991026.3 B I J. Merrill Compression Duplicate Dwarf data deletion

The scheme we sketched out yesterday will allow us to remove duplicates
from the .debug_info section, which is the most important (modulo
.debug_abbrev handling, as discussed below). However, there
can be duplication in other dwarf2 sections, as well:

.debug_abbrev: Some entries may only be used by discarded info.
.debug_str, .debug_loc: Likewise.
.debug_line: Line info for discarded COMDATs should also be discarded.
.debug_frame: Likewise for unwind info.
.debug_pubnames, .debug_aranges: Likewise.
.debug_macinfo: Also subject to duplication.

_abbrev is tricky because the abbrevs need to be numbered. This means that
  we must define a certain set of abbrevs ahead of time, and all the
  .debug_info bits to be commonized can only use those abbrevs. This
  significantly complicates the process of reducing .debug_info.

_line is tricky since the header contains a list of filenames that
  will be referenced later. This also affects .debug_info, since
  DW_AT_decl_file (if used) refers to the same header.

_pubnames and _aranges are tricky because the header refers to the
  length of the pubname/arange set, which would require link-time
  calculation. This is also true of .debug_info.

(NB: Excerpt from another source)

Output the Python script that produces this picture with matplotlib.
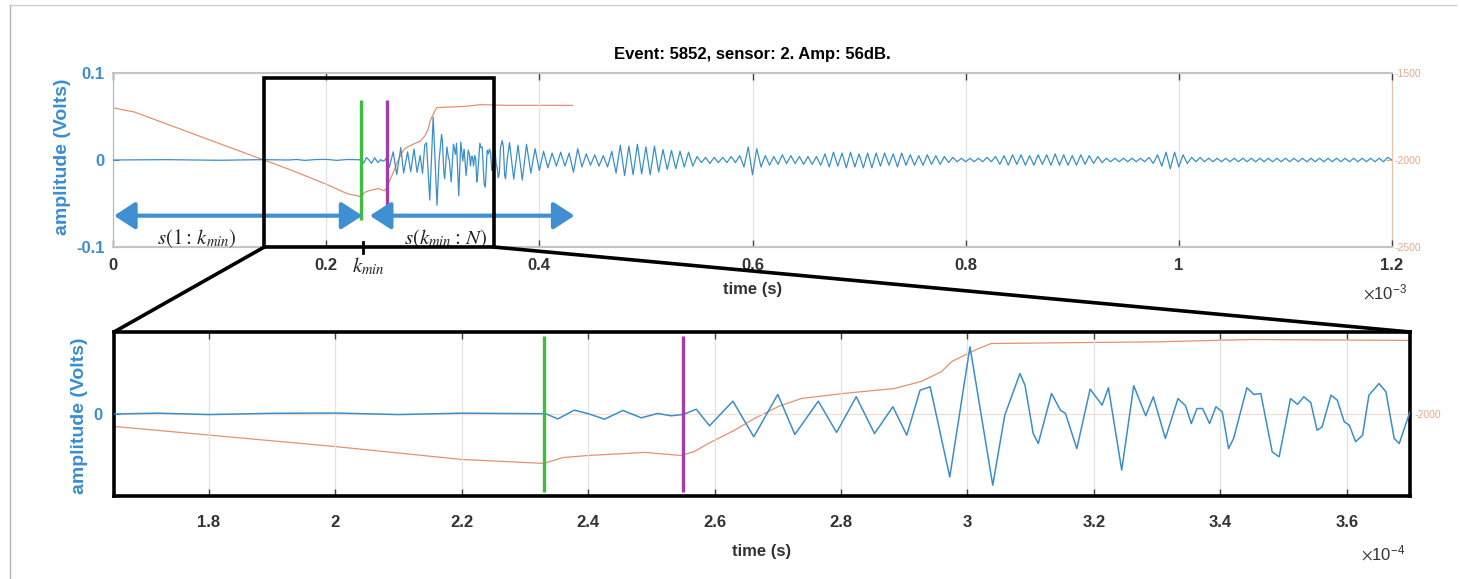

On the other hand, it would be pretty straightforward to generate an
additional CU within the object file. It could use the _abbrev and _line
info from the main CU. The minimum overhead (for a 32-bit target) would be:

  11 bytes for the CU header
   1 byte for the CU DIE TAG
   1 byte for AT_language
   4 bytes for a pointer into .debug_str for AT_producer
   4 bytes for AT_stmt_list (maybe)
  --
  21 bytes

A possible extension would be AT_extension for TAG_compile_unit, so the
secondary CU would be only 1+4 bytes, bringing the total to 16 bytes.

_str, _loc, and _frame can all be broken up easily; the chunks we're
interested in don't need headers or depend on other information.

_macinfo is tricky because it is linear. Breaking it into chunks
  would require some sort of extension -- perhaps a symbolic reference to
  the macro information for a particular header, to be used instead of
  MACINFO_{start,end}_file.


This proposal has been revised and is replaced by 010219.1.